== INSTRUCTIONS FOR THE TASK ==
Reproduce all of the listing below without alteration.
[BEGIN]
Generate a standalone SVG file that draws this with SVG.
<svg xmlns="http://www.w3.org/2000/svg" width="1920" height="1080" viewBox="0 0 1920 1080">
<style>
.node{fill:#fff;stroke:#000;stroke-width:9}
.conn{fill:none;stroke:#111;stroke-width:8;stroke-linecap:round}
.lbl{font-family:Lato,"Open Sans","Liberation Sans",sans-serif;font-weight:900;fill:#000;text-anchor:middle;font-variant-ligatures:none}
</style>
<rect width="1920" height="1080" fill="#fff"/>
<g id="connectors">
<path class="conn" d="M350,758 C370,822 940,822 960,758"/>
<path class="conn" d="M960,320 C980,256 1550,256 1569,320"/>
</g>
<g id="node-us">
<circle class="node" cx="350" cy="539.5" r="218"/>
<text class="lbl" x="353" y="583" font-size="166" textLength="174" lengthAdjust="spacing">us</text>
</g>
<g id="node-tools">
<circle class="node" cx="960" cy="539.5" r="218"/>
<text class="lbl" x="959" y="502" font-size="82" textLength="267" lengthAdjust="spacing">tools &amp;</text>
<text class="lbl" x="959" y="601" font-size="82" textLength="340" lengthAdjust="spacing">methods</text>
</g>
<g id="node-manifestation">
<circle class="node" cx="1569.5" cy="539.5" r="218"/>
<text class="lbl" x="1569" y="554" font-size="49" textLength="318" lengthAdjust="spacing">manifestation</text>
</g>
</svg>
[END]
== EXERCISE OUTPUT ==
Generate a standalone SVG file that draws this with SVG.
<svg xmlns="http://www.w3.org/2000/svg" width="1920" height="1080" viewBox="0 0 1920 1080">
<style>
.node{fill:#fff;stroke:#000;stroke-width:9}
.conn{fill:none;stroke:#111;stroke-width:8;stroke-linecap:round}
.lbl{font-family:Lato,"Open Sans","Liberation Sans",sans-serif;font-weight:900;fill:#000;text-anchor:middle;font-variant-ligatures:none}
</style>
<rect width="1920" height="1080" fill="#fff"/>
<g id="connectors">
<path class="conn" d="M350,758 C370,822 940,822 960,758"/>
<path class="conn" d="M960,320 C980,256 1550,256 1569,320"/>
</g>
<g id="node-us">
<circle class="node" cx="350" cy="539.5" r="218"/>
<text class="lbl" x="353" y="583" font-size="166" textLength="174" lengthAdjust="spacing">us</text>
</g>
<g id="node-tools">
<circle class="node" cx="960" cy="539.5" r="218"/>
<text class="lbl" x="959" y="502" font-size="82" textLength="267" lengthAdjust="spacing">tools &amp;</text>
<text class="lbl" x="959" y="601" font-size="82" textLength="340" lengthAdjust="spacing">methods</text>
</g>
<g id="node-manifestation">
<circle class="node" cx="1569.5" cy="539.5" r="218"/>
<text class="lbl" x="1569" y="554" font-size="49" textLength="318" lengthAdjust="spacing">manifestation</text>
</g>
</svg>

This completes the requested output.